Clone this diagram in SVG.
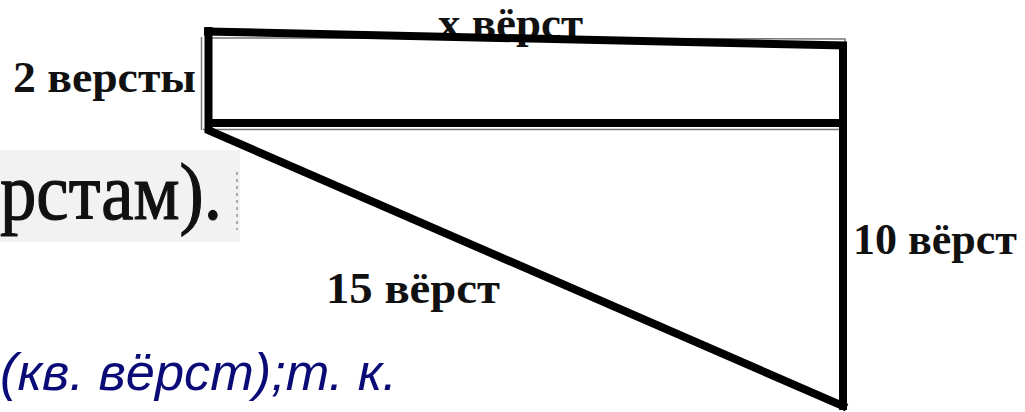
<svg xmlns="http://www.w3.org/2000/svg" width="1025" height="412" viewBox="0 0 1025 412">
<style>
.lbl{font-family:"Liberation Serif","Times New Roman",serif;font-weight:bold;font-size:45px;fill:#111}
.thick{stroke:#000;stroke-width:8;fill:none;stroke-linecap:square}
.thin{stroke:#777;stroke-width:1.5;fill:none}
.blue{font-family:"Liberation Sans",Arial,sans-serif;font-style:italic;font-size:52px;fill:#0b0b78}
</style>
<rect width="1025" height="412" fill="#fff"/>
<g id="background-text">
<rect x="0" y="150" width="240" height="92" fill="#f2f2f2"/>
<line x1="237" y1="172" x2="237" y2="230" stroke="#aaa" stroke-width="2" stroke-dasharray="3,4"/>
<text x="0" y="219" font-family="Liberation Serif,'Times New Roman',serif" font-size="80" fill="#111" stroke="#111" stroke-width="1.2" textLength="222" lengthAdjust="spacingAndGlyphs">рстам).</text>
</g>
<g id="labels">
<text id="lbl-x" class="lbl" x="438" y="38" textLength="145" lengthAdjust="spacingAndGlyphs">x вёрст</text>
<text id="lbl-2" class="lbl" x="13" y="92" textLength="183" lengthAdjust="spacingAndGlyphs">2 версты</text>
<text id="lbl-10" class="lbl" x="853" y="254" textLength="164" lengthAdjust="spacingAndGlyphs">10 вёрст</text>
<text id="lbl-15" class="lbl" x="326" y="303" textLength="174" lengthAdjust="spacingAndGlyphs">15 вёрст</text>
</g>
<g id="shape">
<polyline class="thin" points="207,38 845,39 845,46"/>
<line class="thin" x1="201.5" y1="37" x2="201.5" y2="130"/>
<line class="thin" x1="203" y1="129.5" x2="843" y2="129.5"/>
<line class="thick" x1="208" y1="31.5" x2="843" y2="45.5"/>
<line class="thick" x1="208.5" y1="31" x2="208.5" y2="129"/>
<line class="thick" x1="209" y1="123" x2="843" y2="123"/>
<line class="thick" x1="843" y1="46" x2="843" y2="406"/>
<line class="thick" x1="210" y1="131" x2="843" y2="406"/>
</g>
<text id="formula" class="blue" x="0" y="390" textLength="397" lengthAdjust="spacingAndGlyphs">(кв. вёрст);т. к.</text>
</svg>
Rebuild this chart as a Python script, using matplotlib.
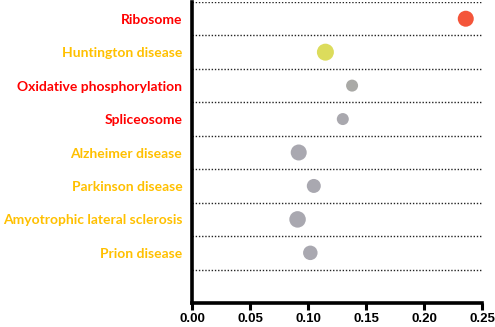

== PROBLEM TO WORK ON ==
Transcribe each entry precisely as given, leaving the pictures out.

== THE ANSWER ==
Clone this diagram in SVG.
<svg xmlns="http://www.w3.org/2000/svg" width="1025" height="412" viewBox="0 0 1025 412">
<style>
.lbl{font-family:"Liberation Serif","Times New Roman",serif;font-weight:bold;font-size:45px;fill:#111}
.thick{stroke:#000;stroke-width:8;fill:none;stroke-linecap:square}
.thin{stroke:#777;stroke-width:1.5;fill:none}
.blue{font-family:"Liberation Sans",Arial,sans-serif;font-style:italic;font-size:52px;fill:#0b0b78}
</style>
<rect width="1025" height="412" fill="#fff"/>
<g id="background-text">
<rect x="0" y="150" width="240" height="92" fill="#f2f2f2"/>
<line x1="237" y1="172" x2="237" y2="230" stroke="#aaa" stroke-width="2" stroke-dasharray="3,4"/>
<text x="0" y="219" font-family="Liberation Serif,'Times New Roman',serif" font-size="80" fill="#111" stroke="#111" stroke-width="1.2" textLength="222" lengthAdjust="spacingAndGlyphs">рстам).</text>
</g>
<g id="labels">
<text id="lbl-x" class="lbl" x="438" y="38" textLength="145" lengthAdjust="spacingAndGlyphs">x вёрст</text>
<text id="lbl-2" class="lbl" x="13" y="92" textLength="183" lengthAdjust="spacingAndGlyphs">2 версты</text>
<text id="lbl-10" class="lbl" x="853" y="254" textLength="164" lengthAdjust="spacingAndGlyphs">10 вёрст</text>
<text id="lbl-15" class="lbl" x="326" y="303" textLength="174" lengthAdjust="spacingAndGlyphs">15 вёрст</text>
</g>
<g id="shape">
<polyline class="thin" points="207,38 845,39 845,46"/>
<line class="thin" x1="201.5" y1="37" x2="201.5" y2="130"/>
<line class="thin" x1="203" y1="129.5" x2="843" y2="129.5"/>
<line class="thick" x1="208" y1="31.5" x2="843" y2="45.5"/>
<line class="thick" x1="208.5" y1="31" x2="208.5" y2="129"/>
<line class="thick" x1="209" y1="123" x2="843" y2="123"/>
<line class="thick" x1="843" y1="46" x2="843" y2="406"/>
<line class="thick" x1="210" y1="131" x2="843" y2="406"/>
</g>
<text id="formula" class="blue" x="0" y="390" textLength="397" lengthAdjust="spacingAndGlyphs">(кв. вёрст);т. к.</text>
</svg>
Rebuild this chart as a Python script, using matplotlib.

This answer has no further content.